• **WORK REQUIRED**
Search the data below for the word "with" and copy each line that holds it.

• **INFORMATION PROVIDED**
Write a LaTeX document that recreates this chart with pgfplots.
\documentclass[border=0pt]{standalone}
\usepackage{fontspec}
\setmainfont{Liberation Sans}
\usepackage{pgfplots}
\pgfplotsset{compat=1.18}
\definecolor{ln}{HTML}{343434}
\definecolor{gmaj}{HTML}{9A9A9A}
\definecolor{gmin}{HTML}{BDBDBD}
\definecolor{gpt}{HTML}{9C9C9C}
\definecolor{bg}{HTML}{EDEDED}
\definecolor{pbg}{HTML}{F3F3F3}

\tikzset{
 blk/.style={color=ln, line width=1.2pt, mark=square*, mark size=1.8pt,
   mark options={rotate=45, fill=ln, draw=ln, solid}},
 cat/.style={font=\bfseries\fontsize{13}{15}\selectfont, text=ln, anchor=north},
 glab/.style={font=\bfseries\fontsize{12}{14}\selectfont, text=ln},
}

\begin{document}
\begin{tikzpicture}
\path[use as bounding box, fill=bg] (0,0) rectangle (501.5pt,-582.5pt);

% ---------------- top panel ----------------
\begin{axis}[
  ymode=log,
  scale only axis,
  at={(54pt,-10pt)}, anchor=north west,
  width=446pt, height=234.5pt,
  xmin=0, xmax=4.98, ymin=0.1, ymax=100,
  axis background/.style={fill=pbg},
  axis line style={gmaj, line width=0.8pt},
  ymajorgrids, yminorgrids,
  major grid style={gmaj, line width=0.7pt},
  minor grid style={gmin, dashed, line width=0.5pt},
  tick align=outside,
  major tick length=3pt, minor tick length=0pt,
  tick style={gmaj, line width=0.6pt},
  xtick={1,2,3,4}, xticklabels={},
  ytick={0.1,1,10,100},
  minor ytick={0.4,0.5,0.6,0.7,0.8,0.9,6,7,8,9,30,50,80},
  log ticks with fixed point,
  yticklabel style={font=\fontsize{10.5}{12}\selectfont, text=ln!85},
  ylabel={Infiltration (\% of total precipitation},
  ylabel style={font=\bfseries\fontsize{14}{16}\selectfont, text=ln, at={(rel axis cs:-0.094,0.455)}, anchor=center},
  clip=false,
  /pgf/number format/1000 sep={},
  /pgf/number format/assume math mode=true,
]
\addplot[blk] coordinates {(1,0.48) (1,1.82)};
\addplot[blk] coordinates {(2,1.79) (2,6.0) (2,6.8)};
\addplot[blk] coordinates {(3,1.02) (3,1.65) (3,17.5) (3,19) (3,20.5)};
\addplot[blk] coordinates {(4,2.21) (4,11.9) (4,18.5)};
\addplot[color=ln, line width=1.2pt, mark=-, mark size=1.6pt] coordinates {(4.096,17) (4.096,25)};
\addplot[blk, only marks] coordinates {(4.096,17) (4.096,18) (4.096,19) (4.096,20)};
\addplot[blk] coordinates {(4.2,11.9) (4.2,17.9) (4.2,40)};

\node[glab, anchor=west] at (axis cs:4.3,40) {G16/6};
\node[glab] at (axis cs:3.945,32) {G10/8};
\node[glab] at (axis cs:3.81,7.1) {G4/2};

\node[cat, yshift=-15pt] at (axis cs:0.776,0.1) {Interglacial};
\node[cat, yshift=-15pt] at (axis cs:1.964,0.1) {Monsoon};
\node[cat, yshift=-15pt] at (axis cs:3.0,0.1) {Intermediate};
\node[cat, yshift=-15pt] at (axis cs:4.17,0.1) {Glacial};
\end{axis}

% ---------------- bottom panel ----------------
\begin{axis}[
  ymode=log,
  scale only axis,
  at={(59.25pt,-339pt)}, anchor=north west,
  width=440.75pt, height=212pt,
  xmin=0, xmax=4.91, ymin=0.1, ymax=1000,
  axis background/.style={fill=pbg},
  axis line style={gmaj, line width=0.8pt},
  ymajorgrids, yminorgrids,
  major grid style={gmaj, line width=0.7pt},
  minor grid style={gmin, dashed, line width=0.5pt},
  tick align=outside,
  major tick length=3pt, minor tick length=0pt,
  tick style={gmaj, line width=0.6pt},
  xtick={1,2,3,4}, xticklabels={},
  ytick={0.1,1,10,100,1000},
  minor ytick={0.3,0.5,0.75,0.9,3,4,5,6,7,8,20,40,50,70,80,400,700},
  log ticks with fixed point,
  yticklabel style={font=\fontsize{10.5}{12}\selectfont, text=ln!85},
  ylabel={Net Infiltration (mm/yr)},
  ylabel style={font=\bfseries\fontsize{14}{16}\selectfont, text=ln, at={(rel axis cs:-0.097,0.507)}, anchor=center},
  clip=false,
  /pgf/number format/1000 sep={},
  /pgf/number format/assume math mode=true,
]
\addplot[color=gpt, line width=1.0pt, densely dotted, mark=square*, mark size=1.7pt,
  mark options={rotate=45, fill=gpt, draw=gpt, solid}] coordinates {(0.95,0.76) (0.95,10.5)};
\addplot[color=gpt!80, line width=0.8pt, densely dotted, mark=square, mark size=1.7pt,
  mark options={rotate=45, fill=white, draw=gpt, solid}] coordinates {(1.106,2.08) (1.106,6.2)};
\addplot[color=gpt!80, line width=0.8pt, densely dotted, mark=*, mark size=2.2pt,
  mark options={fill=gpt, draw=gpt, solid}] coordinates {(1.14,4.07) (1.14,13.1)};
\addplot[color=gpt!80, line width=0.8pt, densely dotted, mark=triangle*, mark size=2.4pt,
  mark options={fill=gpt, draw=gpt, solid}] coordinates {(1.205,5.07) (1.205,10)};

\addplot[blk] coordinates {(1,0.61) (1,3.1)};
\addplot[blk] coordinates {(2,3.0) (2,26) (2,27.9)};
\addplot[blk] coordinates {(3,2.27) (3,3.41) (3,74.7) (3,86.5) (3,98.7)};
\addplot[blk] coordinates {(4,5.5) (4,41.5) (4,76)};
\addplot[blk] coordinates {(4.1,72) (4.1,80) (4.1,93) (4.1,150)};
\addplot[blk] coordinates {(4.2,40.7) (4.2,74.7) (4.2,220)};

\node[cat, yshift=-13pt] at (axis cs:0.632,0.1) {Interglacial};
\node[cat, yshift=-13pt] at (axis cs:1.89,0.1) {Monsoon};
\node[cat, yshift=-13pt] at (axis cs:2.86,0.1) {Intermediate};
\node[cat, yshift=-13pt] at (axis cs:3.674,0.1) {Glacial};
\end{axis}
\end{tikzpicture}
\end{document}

...

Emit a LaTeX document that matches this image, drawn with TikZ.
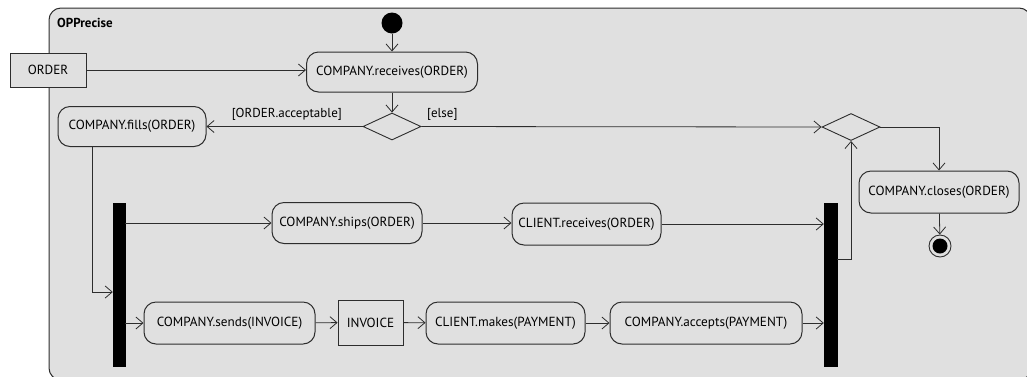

• **CORRECT OUTPUT**
Write a LaTeX document that recreates this chart with pgfplots.
  log ticks with fixed point,
  log ticks with fixed point,
Emit a LaTeX document that matches this image, drawn with TikZ.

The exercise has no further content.